The fiddle has been a dominant feature of the country music landscape since the champion fiddlers Eck Robertson and Henry Gilliland arrived, wearing Confederate Army uniforms, at the Victor studio in New York City in June 1922 and demanded that they be allowed to cut what are usually acknowledged as the first commercial country recordings.

A one-time star of the WSM Grand Ole Opry, the longest-running country music radio programme, broadcast live from Nashville, Fox routinely stopped the show with his trick fiddling: numbers such as "Johnson's Old Gray Mule" and "Black Mountain Rag" proving ideal vehicles for his hillbilly pyrotechnics.

Fortunately, he committed some of these performances to wax. His 1935 version of Septimus Winner's "Listen to the Mockingbird", cut for Decca, with Joe Attlesey on guitar, with its imitative trills and whoops, and despite an occasionally harsh tone, remains a classic of the genre.

As was so often the case, Fox had been taught to play by his father. At the age of 13 he joined a travelling medicine show, and made his first records with the now-forgotten Roane County Ramblers in 1929. By 1932 he was leading his own string band, the Atlanta-based Tennessee Firecrackers.

In 1937, and by that time an Opry regular, Fox teamed with his future wife Ruby Owens, known on stage as Texas Ruby. The sister of Tex Owens, the writer of Cattle Call, the deep-voiced Texas Ruby had arrived in Nashville with Zeke Clements' Broncho Busters in 1934. She and Curly Fox married in 1939 and for over two decades were amongst the most popular husband- and-wife teams in the business.

In the years immediately following the end of the Second World War they made a series of classic recordings for Columbia Records, with Ruby's throaty vocals fronting a tight band that boasts some extraordinary twin- guitar work from Grady Martin and Jabbo Arrington. Among the highlights was Fred Rose's "Don't Let That Man Get You Down".
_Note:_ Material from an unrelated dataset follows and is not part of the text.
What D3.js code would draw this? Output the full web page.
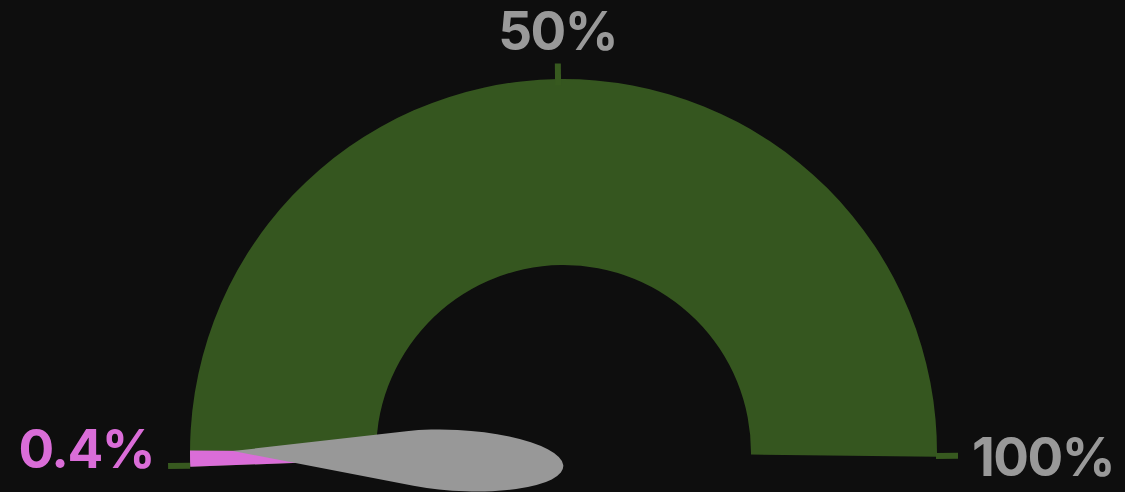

During the Fifties they relocated to Houston for seven years before returning to Nashville at the end of the decade and recording an album for Starday.

On the evening of 29 March 1963, Curly returned from an Opry performance to discover that the house trailer that he and Ruby shared had been engulfed in flames and that his wife had perished. Nashville must have seemed fated that month, four of its most popular stars having also recently died in tragic circumstances: Patsy Cline, Cowboy Copas and Hawkshaw Hasking in a plane crash, and Jack Anglin in an automobile accident en route to their memorial service.

After that Curly Fox went into semi-retirement in rural Illinois, appearing only sporadically at Bluegrass and Old-Timey festivals, where he continued to delight audiences.

Paul Wadey

Arnim LeRoy "Curly" Fox, fiddler: born Graysville, Tennessee 9 November 1910; married 1939 Ruby Owens (died 1963); died 10 November 1995.